#### Dataset extract:

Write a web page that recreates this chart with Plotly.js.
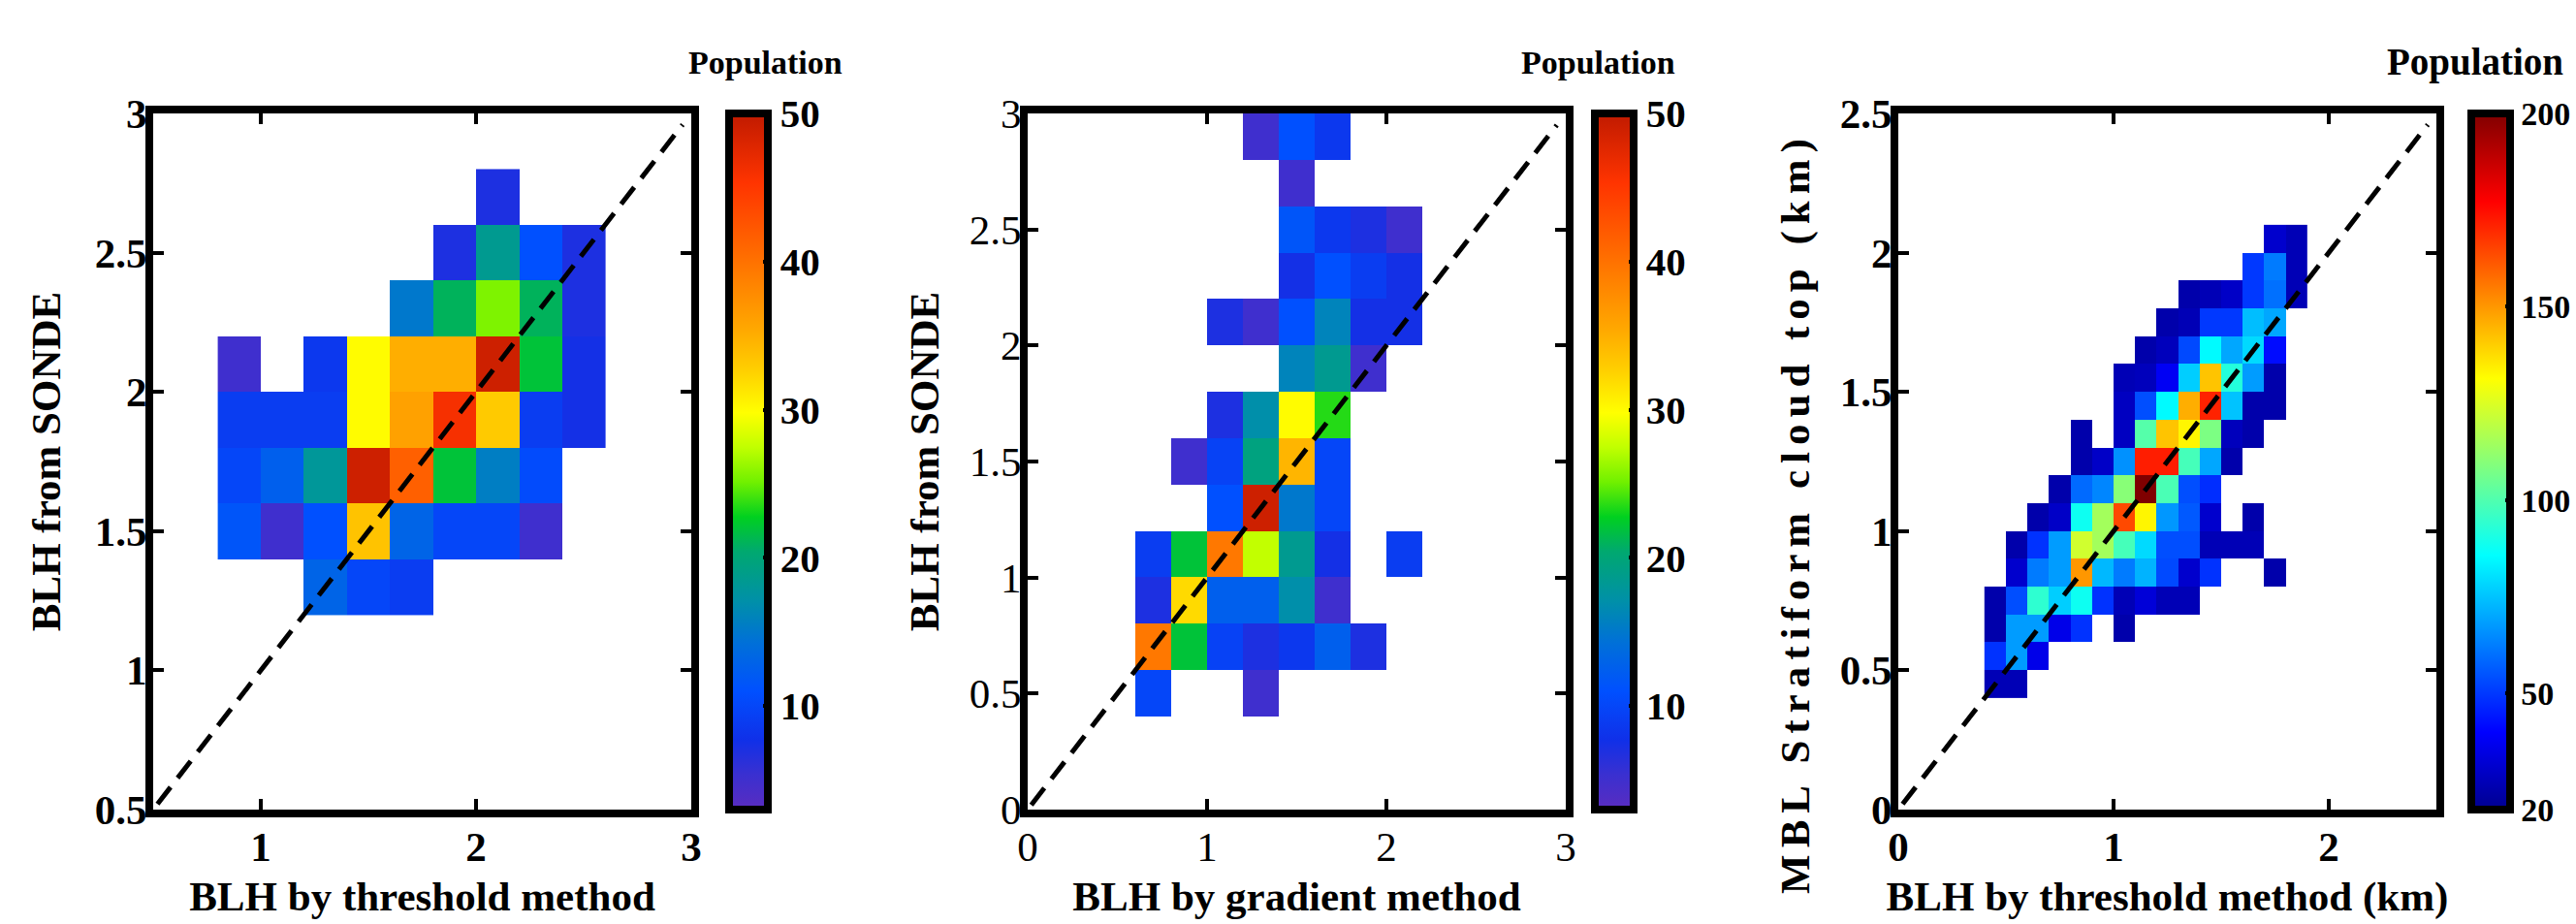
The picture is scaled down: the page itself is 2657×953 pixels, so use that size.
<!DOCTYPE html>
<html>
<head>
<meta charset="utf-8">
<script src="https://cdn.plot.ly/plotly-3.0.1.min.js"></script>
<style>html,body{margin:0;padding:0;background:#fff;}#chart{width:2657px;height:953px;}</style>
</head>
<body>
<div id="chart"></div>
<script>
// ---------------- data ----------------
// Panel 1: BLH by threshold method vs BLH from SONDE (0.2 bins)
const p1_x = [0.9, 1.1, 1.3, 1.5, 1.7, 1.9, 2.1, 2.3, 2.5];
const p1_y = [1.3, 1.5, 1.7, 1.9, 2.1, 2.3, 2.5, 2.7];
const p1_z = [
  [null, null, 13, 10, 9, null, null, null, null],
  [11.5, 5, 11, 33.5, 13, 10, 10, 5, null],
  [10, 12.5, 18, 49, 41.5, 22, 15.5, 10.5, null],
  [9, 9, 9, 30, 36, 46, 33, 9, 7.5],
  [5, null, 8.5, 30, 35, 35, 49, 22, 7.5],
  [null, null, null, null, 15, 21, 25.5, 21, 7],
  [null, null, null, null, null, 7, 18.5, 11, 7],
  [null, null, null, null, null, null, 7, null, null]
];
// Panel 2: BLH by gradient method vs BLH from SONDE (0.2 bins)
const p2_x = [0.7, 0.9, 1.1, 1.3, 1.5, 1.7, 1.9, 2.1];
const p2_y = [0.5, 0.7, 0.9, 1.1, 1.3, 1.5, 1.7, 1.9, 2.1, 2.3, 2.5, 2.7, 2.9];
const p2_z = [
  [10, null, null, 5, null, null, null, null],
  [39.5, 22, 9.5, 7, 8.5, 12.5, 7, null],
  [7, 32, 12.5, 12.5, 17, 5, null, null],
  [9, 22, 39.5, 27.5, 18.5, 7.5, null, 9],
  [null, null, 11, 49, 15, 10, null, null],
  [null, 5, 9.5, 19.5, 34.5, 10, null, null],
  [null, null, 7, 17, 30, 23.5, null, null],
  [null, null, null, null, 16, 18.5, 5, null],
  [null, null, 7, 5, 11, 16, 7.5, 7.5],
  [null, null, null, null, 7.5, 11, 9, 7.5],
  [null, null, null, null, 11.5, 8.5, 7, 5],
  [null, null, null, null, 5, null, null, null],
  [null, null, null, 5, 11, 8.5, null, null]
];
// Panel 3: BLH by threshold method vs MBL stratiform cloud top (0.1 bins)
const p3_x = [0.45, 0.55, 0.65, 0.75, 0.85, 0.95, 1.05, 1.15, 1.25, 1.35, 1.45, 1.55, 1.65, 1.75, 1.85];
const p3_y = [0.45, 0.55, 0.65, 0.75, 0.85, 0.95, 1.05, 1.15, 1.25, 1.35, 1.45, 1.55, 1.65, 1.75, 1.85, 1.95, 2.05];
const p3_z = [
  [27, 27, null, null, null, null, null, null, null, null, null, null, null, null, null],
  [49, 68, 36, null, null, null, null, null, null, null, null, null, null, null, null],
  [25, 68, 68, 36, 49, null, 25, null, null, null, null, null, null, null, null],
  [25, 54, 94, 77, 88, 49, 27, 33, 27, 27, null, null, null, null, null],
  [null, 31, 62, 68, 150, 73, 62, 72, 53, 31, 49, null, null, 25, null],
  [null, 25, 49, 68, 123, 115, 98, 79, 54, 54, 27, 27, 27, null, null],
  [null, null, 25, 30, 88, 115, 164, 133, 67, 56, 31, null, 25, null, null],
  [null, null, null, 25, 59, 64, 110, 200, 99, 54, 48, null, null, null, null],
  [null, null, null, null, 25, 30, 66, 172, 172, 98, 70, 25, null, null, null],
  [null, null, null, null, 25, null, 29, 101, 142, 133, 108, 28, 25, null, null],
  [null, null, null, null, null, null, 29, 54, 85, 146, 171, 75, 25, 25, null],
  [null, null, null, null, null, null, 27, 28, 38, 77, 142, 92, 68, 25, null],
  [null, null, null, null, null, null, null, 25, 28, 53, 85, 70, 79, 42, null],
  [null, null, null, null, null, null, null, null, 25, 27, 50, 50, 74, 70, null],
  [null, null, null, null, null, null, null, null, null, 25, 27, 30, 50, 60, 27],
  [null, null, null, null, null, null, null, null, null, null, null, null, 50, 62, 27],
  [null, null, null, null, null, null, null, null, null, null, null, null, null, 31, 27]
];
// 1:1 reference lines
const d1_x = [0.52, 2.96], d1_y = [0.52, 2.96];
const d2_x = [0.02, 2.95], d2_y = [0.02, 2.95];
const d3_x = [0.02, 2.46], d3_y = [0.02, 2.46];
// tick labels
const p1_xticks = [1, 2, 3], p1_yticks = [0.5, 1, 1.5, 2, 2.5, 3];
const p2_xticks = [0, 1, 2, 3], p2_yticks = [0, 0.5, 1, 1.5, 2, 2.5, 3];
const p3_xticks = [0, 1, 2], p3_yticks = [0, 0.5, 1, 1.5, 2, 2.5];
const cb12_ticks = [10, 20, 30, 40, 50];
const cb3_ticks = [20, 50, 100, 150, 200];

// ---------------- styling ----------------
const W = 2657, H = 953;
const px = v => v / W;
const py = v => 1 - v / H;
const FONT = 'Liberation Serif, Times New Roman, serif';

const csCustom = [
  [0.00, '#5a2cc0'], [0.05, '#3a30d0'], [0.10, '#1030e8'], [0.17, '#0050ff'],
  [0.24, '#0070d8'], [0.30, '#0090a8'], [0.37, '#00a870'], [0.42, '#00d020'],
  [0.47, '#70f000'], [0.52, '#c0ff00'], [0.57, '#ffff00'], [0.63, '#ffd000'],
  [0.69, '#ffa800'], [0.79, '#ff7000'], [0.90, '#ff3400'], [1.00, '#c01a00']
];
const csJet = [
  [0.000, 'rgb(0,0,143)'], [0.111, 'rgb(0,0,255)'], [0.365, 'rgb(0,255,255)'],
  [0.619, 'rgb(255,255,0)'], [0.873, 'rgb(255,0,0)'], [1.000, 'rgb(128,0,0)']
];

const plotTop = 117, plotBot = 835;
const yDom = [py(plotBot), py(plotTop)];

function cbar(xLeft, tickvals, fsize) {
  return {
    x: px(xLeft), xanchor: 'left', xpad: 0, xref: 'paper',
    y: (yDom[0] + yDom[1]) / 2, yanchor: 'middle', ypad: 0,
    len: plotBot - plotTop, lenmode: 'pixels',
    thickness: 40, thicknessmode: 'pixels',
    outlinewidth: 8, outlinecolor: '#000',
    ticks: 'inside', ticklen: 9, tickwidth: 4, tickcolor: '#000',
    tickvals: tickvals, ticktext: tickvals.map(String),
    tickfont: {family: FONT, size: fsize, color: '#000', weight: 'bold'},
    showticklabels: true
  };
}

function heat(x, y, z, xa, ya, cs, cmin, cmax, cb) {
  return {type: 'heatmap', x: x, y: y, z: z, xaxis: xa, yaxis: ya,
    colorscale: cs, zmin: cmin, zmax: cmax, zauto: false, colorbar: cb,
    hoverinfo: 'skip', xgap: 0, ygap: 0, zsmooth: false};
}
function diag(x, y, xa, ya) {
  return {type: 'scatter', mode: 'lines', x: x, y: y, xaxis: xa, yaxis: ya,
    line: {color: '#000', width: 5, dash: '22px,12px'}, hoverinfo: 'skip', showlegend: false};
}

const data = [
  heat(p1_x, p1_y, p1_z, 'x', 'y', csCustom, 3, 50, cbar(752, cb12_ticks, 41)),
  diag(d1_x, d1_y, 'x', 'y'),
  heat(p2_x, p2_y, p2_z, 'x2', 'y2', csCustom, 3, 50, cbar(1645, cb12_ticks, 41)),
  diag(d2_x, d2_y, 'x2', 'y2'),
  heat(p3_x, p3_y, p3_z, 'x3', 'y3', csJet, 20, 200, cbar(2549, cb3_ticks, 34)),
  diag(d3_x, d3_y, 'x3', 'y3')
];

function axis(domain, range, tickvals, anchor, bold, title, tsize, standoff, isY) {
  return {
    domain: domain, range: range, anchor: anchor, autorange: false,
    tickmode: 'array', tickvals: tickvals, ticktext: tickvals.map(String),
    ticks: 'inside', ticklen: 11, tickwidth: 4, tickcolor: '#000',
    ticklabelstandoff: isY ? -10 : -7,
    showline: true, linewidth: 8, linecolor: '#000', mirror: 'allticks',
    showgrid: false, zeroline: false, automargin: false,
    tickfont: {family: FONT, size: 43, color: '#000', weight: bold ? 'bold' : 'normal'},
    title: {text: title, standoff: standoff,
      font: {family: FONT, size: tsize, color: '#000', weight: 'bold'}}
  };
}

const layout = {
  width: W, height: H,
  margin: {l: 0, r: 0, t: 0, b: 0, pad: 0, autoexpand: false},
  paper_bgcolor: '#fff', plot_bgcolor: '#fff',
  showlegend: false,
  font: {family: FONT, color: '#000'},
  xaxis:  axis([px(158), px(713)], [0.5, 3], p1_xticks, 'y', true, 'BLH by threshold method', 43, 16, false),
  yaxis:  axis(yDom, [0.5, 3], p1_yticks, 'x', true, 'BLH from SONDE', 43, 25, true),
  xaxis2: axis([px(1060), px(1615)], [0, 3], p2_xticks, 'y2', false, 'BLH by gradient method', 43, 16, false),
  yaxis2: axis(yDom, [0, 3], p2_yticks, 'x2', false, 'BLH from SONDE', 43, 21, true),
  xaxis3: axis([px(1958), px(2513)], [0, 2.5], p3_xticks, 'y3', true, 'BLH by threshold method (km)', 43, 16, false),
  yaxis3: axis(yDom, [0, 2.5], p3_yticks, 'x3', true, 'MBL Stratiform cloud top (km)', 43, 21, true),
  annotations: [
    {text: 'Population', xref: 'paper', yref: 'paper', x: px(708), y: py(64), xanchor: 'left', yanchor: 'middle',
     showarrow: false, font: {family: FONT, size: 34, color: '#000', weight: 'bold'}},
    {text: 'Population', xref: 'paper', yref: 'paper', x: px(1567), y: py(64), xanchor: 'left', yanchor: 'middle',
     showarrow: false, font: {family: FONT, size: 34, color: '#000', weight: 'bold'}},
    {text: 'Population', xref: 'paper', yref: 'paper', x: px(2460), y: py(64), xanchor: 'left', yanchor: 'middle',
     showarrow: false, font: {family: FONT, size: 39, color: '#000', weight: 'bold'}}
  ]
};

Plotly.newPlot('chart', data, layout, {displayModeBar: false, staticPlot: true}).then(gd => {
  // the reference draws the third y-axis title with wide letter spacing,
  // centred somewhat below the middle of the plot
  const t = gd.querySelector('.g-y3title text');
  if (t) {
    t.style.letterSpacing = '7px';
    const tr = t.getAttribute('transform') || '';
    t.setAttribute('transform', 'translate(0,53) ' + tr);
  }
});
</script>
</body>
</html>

#### Brief:
Each line in the listing above that contains "with" should be copied.

#### Output below:
Write a web page that recreates this chart with Plotly.js.
  // the reference draws the third y-axis title with wide letter spacing,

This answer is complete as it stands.